> [Your instructions]
Every line of the material is to be quoted verbatim, minus the pictures.

> [Material provided]
==============================
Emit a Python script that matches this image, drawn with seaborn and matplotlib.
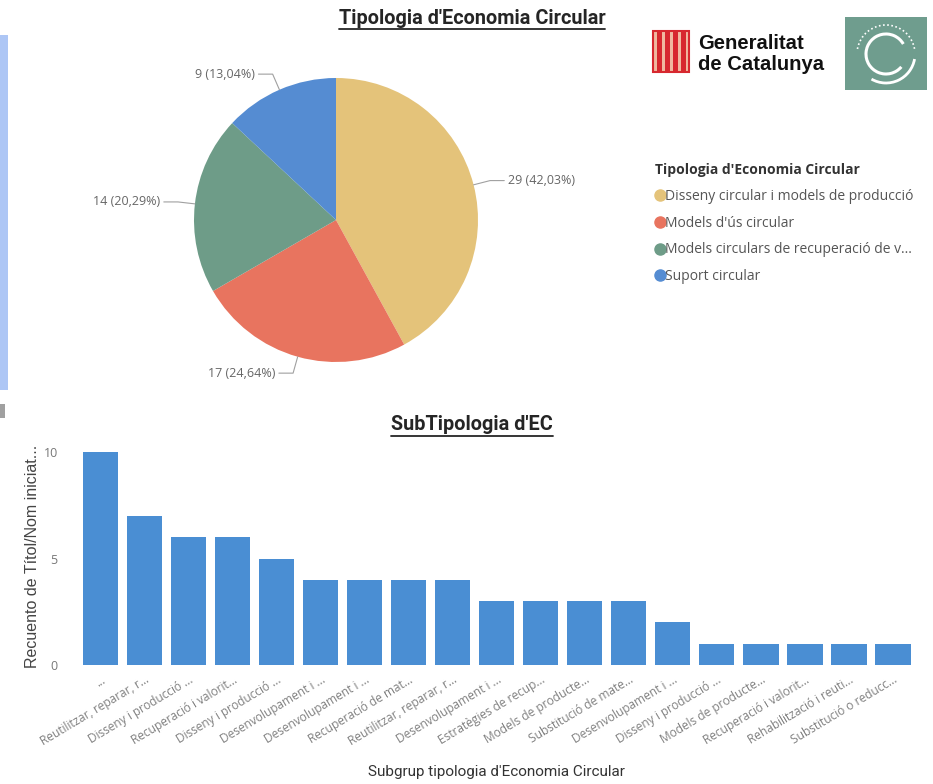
import numpy as np
import pandas as pd
import matplotlib
matplotlib.use("Agg")
import matplotlib.pyplot as plt
import seaborn as sns
from matplotlib.lines import Line2D
from matplotlib.patches import Rectangle, Arc

# -------------------------
# data
# -------------------------
tipologies = [
    "Disseny circular i models de producció",
    "Models d'ús circular",
    "Models circulars de recuperació de v...",
    "Suport circular",
]
tipologia_counts = [29, 17, 14, 9]
tipologia_colors = ["#E4C37A", "#E8745F", "#6E9C88", "#558CD2"]

subtip_labels = [
    "...",
    "Reutilitzar, reparar, r...",
    "Disseny i producció ...",
    "Recuperació i valorit...",
    "Disseny i producció ...",
    "Desenvolupament i ...",
    "Desenvolupament i ...",
    "Recuperació de mat...",
    "Reutilitzar, reparar, r...",
    "Desenvolupament i ...",
    "Estratègies de recup...",
    "Models de producte...",
    "Substitució de mate...",
    "Desenvolupament i ...",
    "Disseny i producció ...",
    "Models de producte...",
    "Recuperació i valorit...",
    "Rehabilització i reuti...",
    "Substitució o reducc...",
]
subtip_counts = [10, 7, 6, 6, 5, 4, 4, 4, 4, 3, 3, 3, 3, 2, 1, 1, 1, 1, 1]
bar_color = "#4A8ED3"

sns.set_theme(style="white")
plt.rcParams["font.family"] = ["Open Sans", "DejaVu Sans"]

W, H = 933, 784
fig = plt.figure(figsize=(W / 100, H / 100), dpi=100)

# decoration layer (pixel coords)
ax_deco = fig.add_axes([0, 0, 1, 1], zorder=-1)
ax_deco.set_xlim(0, W)
ax_deco.set_ylim(H, 0)
ax_deco.axis("off")
ax_deco.add_patch(Rectangle((0, 35), 8, 355, color="#ADC6F5", lw=0))
ax_deco.add_patch(Rectangle((0, 404), 5, 14, color="#A0A0A0", lw=0))

# Generalitat logo
ax_deco.add_patch(Rectangle((653, 31), 36, 41, facecolor="#F0B9A0", edgecolor="#D7282F", lw=1.5))
for i in range(4):
    ax_deco.add_patch(Rectangle((657 + i * 8, 32), 4.5, 39, color="#D7282F", lw=0))
ax_deco.text(698, 43, "Generalitat", fontsize=14.6, fontweight="bold", va="center",
             family=["Liberation Sans", "DejaVu Sans"], color="#111")
ax_deco.text(698, 64, "de Catalunya", fontsize=14.6, fontweight="bold", va="center",
             family=["Liberation Sans", "DejaVu Sans"], color="#111")

# green circular logo
ax_deco.add_patch(Rectangle((845, 17), 82, 73, color="#6F9D8E", lw=0))
ax_deco.add_patch(Arc((886, 54), 40, 40, theta1=40, theta2=330, color="white", lw=2.2))
ax_deco.add_patch(Arc((886, 54), 58, 58, theta1=190, theta2=350, color="white", lw=1.2, ls=(0, (1, 1.5))))
ax_deco.add_patch(Arc((886, 54), 58, 58, theta1=10, theta2=120, color="white", lw=2))

# -------------------------
# pie chart
# -------------------------
cx, cy, r = 336, 220, 142
ax_pie = fig.add_axes([(cx - r) / W, (H - cy - r) / H, 2 * r / W, 2 * r / H])
wedges, _ = ax_pie.pie(tipologia_counts, colors=tipologia_colors, startangle=90,
                       counterclock=False, wedgeprops=dict(linewidth=0))
ax_pie.set_xlim(-1, 1)
ax_pie.set_ylim(-1, 1)

total = sum(tipologia_counts)
for w, c in zip(wedges, tipologia_counts):
    a = np.deg2rad((w.theta1 + w.theta2) / 2)
    ex, ey = np.cos(a), np.sin(a)
    bx, by = 1.12 * ex, 1.12 * ey
    side = 1 if ex > 0 else -1
    lx = bx + side * 0.1
    ax_pie.plot([ex, bx, lx], [ey, by, by], color="#A0A0A0", lw=0.8, clip_on=False)
    lbl = f"{c} ({c / total * 100:.2f}%)".replace(".", ",")
    ax_pie.text(lx + side * 0.025, by, lbl, ha="left" if side > 0 else "right",
                va="center", fontsize=9, color="#666")

t_pie = fig.text(472 / W, 1 - 18 / H, "Tipologia d'Economia Circular", ha="center", va="center",
                 fontsize=14.3, fontweight="bold", family=["Roboto", "DejaVu Sans"], color="#252525")

handles = [Line2D([], [], marker="o", ls="", color=c, markersize=8) for c in tipologia_colors]
leg = fig.legend(handles, tipologies, title="Tipologia d'Economia Circular", loc="upper left",
                 bbox_to_anchor=(655 / W, 1 - 163 / H), frameon=False, fontsize=10,
                 title_fontsize=10, handletextpad=0.0, handlelength=0.75, labelspacing=0.85,
                 alignment="left", borderaxespad=0, borderpad=0)
leg.get_title().set_fontweight("bold")
leg.get_title().set_color("#333")
for t in leg.get_texts():
    t.set_color("#555")

# -------------------------
# bar chart
# -------------------------
ymax = 10.2
x0, x1, ybase = 78.5, 915, 665
hpx = 213 * ymax / 10
ax_bar = fig.add_axes([x0 / W, (H - ybase) / H, (x1 - x0) / W, hpx / H])
df = pd.DataFrame({"idx": np.arange(len(subtip_counts)), "count": subtip_counts})
sns.barplot(data=df, x="idx", y="count", color=bar_color, saturation=1, width=0.8,
            linewidth=0, ax=ax_bar)
ax_bar.set_xlim(-0.5, len(subtip_counts) - 0.5)
ax_bar.set_ylim(0, ymax)
ax_bar.set_yticks([0, 5, 10])
ax_bar.set_xticks(np.arange(len(subtip_labels)))
ax_bar.set_xticklabels(subtip_labels, rotation=31, ha="right", rotation_mode="anchor",
                       fontsize=8.6, color="#808080")
ax_bar.tick_params(axis="x", length=0, pad=6)
ax_bar.tick_params(axis="y", length=0, pad=15, labelsize=9, labelcolor="#777")
sns.despine(ax=ax_bar, left=True, bottom=True)

ax_bar.set_ylabel("Recuento de Títol/Nom iniciat...", fontsize=11.5, color="#444",
                  family=["Liberation Sans", "DejaVu Sans"])
ax_bar.yaxis.set_label_coords(-0.046, 0.5)
ax_bar.set_xlabel("Subgrup tipologia d'Economia Circular", fontsize=11, color="#333",
                  family=["Roboto", "DejaVu Sans"])
ax_bar.xaxis.set_label_coords(0.5, -0.458)

t_bar = fig.text(472 / W, 1 - 425 / H, "SubTipologia d'EC", ha="center", va="center",
                 fontsize=14.3, fontweight="bold", family=["Roboto", "DejaVu Sans"], color="#252525")

# underline titles
fig.canvas.draw()
rend = fig.canvas.get_renderer()
inv = fig.transFigure.inverted()
for t in (t_pie, t_bar):
    bb = t.get_window_extent(rend)
    (ax0, ay0), (ax1, _) = inv.transform([(bb.x0, bb.y0 - 1), (bb.x1, bb.y0 - 1)])
    fig.add_artist(Line2D([ax0, ax1], [ay0, ay0], transform=fig.transFigure,
                          color="#252525", lw=1.3))

fig.savefig("out.png", dpi=100)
==============================
> [Solution for this problem]
Emit a Python script that matches this image, drawn with seaborn and matplotlib.
import numpy as np
import pandas as pd
import matplotlib
matplotlib.use("Agg")
import matplotlib.pyplot as plt
import seaborn as sns
from matplotlib.lines import Line2D
from matplotlib.patches import Rectangle, Arc

# -------------------------
# data
# -------------------------
tipologies = [
    "Disseny circular i models de producció",
    "Models d'ús circular",
    "Models circulars de recuperació de v...",
    "Suport circular",
]
tipologia_counts = [29, 17, 14, 9]
tipologia_colors = ["#E4C37A", "#E8745F", "#6E9C88", "#558CD2"]

subtip_labels = [
    "...",
    "Reutilitzar, reparar, r...",
    "Disseny i producció ...",
    "Recuperació i valorit...",
    "Disseny i producció ...",
    "Desenvolupament i ...",
    "Desenvolupament i ...",
    "Recuperació de mat...",
    "Reutilitzar, reparar, r...",
    "Desenvolupament i ...",
    "Estratègies de recup...",
    "Models de producte...",
    "Substitució de mate...",
    "Desenvolupament i ...",
    "Disseny i producció ...",
    "Models de producte...",
    "Recuperació i valorit...",
    "Rehabilització i reuti...",
    "Substitució o reducc...",
]
subtip_counts = [10, 7, 6, 6, 5, 4, 4, 4, 4, 3, 3, 3, 3, 2, 1, 1, 1, 1, 1]
bar_color = "#4A8ED3"

sns.set_theme(style="white")
plt.rcParams["font.family"] = ["Open Sans", "DejaVu Sans"]

W, H = 933, 784
fig = plt.figure(figsize=(W / 100, H / 100), dpi=100)

# decoration layer (pixel coords)
ax_deco = fig.add_axes([0, 0, 1, 1], zorder=-1)
ax_deco.set_xlim(0, W)
ax_deco.set_ylim(H, 0)
ax_deco.axis("off")
ax_deco.add_patch(Rectangle((0, 35), 8, 355, color="#ADC6F5", lw=0))
ax_deco.add_patch(Rectangle((0, 404), 5, 14, color="#A0A0A0", lw=0))

# Generalitat logo
ax_deco.add_patch(Rectangle((653, 31), 36, 41, facecolor="#F0B9A0", edgecolor="#D7282F", lw=1.5))
for i in range(4):
    ax_deco.add_patch(Rectangle((657 + i * 8, 32), 4.5, 39, color="#D7282F", lw=0))
ax_deco.text(698, 43, "Generalitat", fontsize=14.6, fontweight="bold", va="center",
             family=["Liberation Sans", "DejaVu Sans"], color="#111")
ax_deco.text(698, 64, "de Catalunya", fontsize=14.6, fontweight="bold", va="center",
             family=["Liberation Sans", "DejaVu Sans"], color="#111")

# green circular logo
ax_deco.add_patch(Rectangle((845, 17), 82, 73, color="#6F9D8E", lw=0))
ax_deco.add_patch(Arc((886, 54), 40, 40, theta1=40, theta2=330, color="white", lw=2.2))
ax_deco.add_patch(Arc((886, 54), 58, 58, theta1=190, theta2=350, color="white", lw=1.2, ls=(0, (1, 1.5))))
ax_deco.add_patch(Arc((886, 54), 58, 58, theta1=10, theta2=120, color="white", lw=2))

# -------------------------
# pie chart
# -------------------------
cx, cy, r = 336, 220, 142
ax_pie = fig.add_axes([(cx - r) / W, (H - cy - r) / H, 2 * r / W, 2 * r / H])
wedges, _ = ax_pie.pie(tipologia_counts, colors=tipologia_colors, startangle=90,
                       counterclock=False, wedgeprops=dict(linewidth=0))
ax_pie.set_xlim(-1, 1)
ax_pie.set_ylim(-1, 1)

total = sum(tipologia_counts)
for w, c in zip(wedges, tipologia_counts):
    a = np.deg2rad((w.theta1 + w.theta2) / 2)
    ex, ey = np.cos(a), np.sin(a)
    bx, by = 1.12 * ex, 1.12 * ey
    side = 1 if ex > 0 else -1
    lx = bx + side * 0.1
    ax_pie.plot([ex, bx, lx], [ey, by, by], color="#A0A0A0", lw=0.8, clip_on=False)
    lbl = f"{c} ({c / total * 100:.2f}%)".replace(".", ",")
    ax_pie.text(lx + side * 0.025, by, lbl, ha="left" if side > 0 else "right",
                va="center", fontsize=9, color="#666")

t_pie = fig.text(472 / W, 1 - 18 / H, "Tipologia d'Economia Circular", ha="center", va="center",
                 fontsize=14.3, fontweight="bold", family=["Roboto", "DejaVu Sans"], color="#252525")

handles = [Line2D([], [], marker="o", ls="", color=c, markersize=8) for c in tipologia_colors]
leg = fig.legend(handles, tipologies, title="Tipologia d'Economia Circular", loc="upper left",
                 bbox_to_anchor=(655 / W, 1 - 163 / H), frameon=False, fontsize=10,
                 title_fontsize=10, handletextpad=0.0, handlelength=0.75, labelspacing=0.85,
                 alignment="left", borderaxespad=0, borderpad=0)
leg.get_title().set_fontweight("bold")
leg.get_title().set_color("#333")
for t in leg.get_texts():
    t.set_color("#555")

# -------------------------
# bar chart
# -------------------------
ymax = 10.2
x0, x1, ybase = 78.5, 915, 665
hpx = 213 * ymax / 10
ax_bar = fig.add_axes([x0 / W, (H - ybase) / H, (x1 - x0) / W, hpx / H])
df = pd.DataFrame({"idx": np.arange(len(subtip_counts)), "count": subtip_counts})
sns.barplot(data=df, x="idx", y="count", color=bar_color, saturation=1, width=0.8,
            linewidth=0, ax=ax_bar)
ax_bar.set_xlim(-0.5, len(subtip_counts) - 0.5)
ax_bar.set_ylim(0, ymax)
ax_bar.set_yticks([0, 5, 10])
ax_bar.set_xticks(np.arange(len(subtip_labels)))
ax_bar.set_xticklabels(subtip_labels, rotation=31, ha="right", rotation_mode="anchor",
                       fontsize=8.6, color="#808080")
ax_bar.tick_params(axis="x", length=0, pad=6)
ax_bar.tick_params(axis="y", length=0, pad=15, labelsize=9, labelcolor="#777")
sns.despine(ax=ax_bar, left=True, bottom=True)

ax_bar.set_ylabel("Recuento de Títol/Nom iniciat...", fontsize=11.5, color="#444",
                  family=["Liberation Sans", "DejaVu Sans"])
ax_bar.yaxis.set_label_coords(-0.046, 0.5)
ax_bar.set_xlabel("Subgrup tipologia d'Economia Circular", fontsize=11, color="#333",
                  family=["Roboto", "DejaVu Sans"])
ax_bar.xaxis.set_label_coords(0.5, -0.458)

t_bar = fig.text(472 / W, 1 - 425 / H, "SubTipologia d'EC", ha="center", va="center",
                 fontsize=14.3, fontweight="bold", family=["Roboto", "DejaVu Sans"], color="#252525")

# underline titles
fig.canvas.draw()
rend = fig.canvas.get_renderer()
inv = fig.transFigure.inverted()
for t in (t_pie, t_bar):
    bb = t.get_window_extent(rend)
    (ax0, ay0), (ax1, _) = inv.transform([(bb.x0, bb.y0 - 1), (bb.x1, bb.y0 - 1)])
    fig.add_artist(Line2D([ax0, ax1], [ay0, ay0], transform=fig.transFigure,
                          color="#252525", lw=1.3))

fig.savefig("out.png", dpi=100)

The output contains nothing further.